Edgeworth expansions for profiles of lattice branching random walks

TL;DR

This paper develops Edgeworth expansions for the profiles of lattice branching random walks, providing detailed asymptotic approximations and new limit theorems for occupation numbers, mode, and height of the profile.

Contribution

It introduces a comprehensive asymptotic expansion for the profile of lattice branching random walks, extending known results and covering the entire range except extreme values.

Findings

Unified asymptotic expansions for $L_n(k)$ with arbitrary order $r$

Limit theorems for occupation numbers, mode, and height

Dependence of asymptotics on the drift parameter's nature

Abstract

Consider a branching random walk on $\mathbb Z$ in discrete time. Denote by $L_n(k)$ the number of particles at site $k\in\mathbb Z$ at time $n\in\mathbb N_0$. By the profile of the branching random walk (at time $n$) we mean the function $k\mapsto L_n(k)$. We establish the following asymptotic expansion of $L_n(k)$, as $n\to\infty$: $$ e^{-\varphi(0)n} L_n(k) = \frac{e^{-\frac 12 x_n^2(k)}}{\sqrt {2\pi \varphi''(0) n}} \sum_{j=0}^r \frac{F_j(x_n(k))}{n^{j/2}} + o\left(n^{-\frac{r+1}{2}}\right) \quad a.s., $$ where $r\in\mathbb N_0$ is arbitrary, $\varphi(\beta)=\log \sum_{k\in\mathbb Z} e^{\beta k} \mathbb E L_1(k)$ is the cumulant generating function of the intensity of the branching random walk and $$ x_n(k) = \frac{k-\varphi'(0) n}{\sqrt{\varphi''(0)n}}. $$ The expansion is valid uniformly in $k\in\mathbb Z$ with probability $1$ and the $F_j$'s are polynomials whose random coefficients can be expressed through the derivatives of $\varphi$ and the derivatives of the limit of the Biggins martingale at $0$. Using exponential tilting, we also establish more general expansions covering the whole range of the branching random walk except its extreme values.

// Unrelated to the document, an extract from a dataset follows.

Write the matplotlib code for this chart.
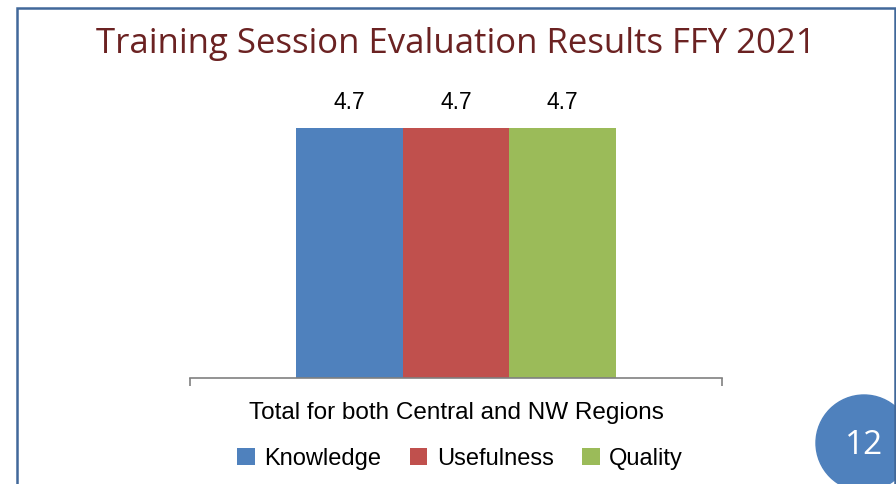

As an application of this expansion for $r=0,1,2$ we recover in a unified way a number of known results and establish several new limit theorems. In particular, we study the a.s. behavior of the individual occupation numbers $L_n(k_n)$, where $k_n\in\mathbb Z$ depends on $n$ in some regular way. We also prove a.s. limit theorems for the mode $\arg \max_{k\in\mathbb Z} L_n(k)$ and the height $\max_{k\in\mathbb Z} L_n(k)$ of the profile. The asymptotic behavior of these quantities depends on whether the drift parameter $\varphi'(0)$ is integer, non-integer rational, or irrational.